The rally had several international champions from Europe participating, and our own ambition was restricted to arriving alive. But having achieved that, I wondered why we couldn’t do better than down the field! So, when the repeat rallies were announced for 1986 and 1987, we did them both, and I was determined to at least get a place; almost 50 years old and with no other rally experience behind me. For the 1987 rally, I recruited the five time Australian champion Ross Dunkerton to drive with me, and we won our class in the top four overall.
So, Australian Ricegrowers and OOCL both got a fair exposure to inland China. The finishes would normally result in big nights like in the Great Hall of the People, where we had a senior uniformed and capped military at each table to give us ‘face’, even if the lack of English and Mandarin on respective sides restrained the joke-telling somewhat.
… and Rally On
After 1987, China stopped further rallies due to “security problems”. But the success from 1987 prompted me to look at other promotional rally events. The first became the Australian Safari, a two-week endurance from Alice Springs to the Kununurra region and then in the Tanami Desert with zero degrees at night, then east to Mount Isa down to western NSW and Sydney. This was in a panel van with Donald and our “road runner” (fence gate operator). We rolled mid-event and drove for four days in the dust and heat with face masks and no windscreen. At “Isa”, a long needed shower and cleaning out dust of ears and other bits for an hour. Wipe dry with towel, which promptly turned dust red. My GP said that the dust remained in my ears for six months.

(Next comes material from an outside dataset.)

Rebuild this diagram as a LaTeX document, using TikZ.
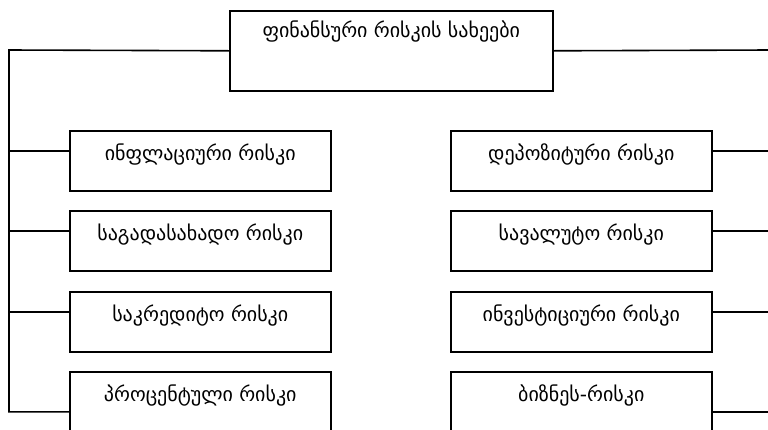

….and on… London-Sydney, London – Acapulco and London – Cape Town…
Our clients with signs on our car certainly got international exposure, when Ross Dunkerton and myself continued on with these marathons spread over a number of years. This added to the Australian National Championship and the World Rally Championships, in which we saw good success, winning in both.
More of this later. But it made me compare the saying about a sailor on a horse to one with a sailor in a race car. In his 60s!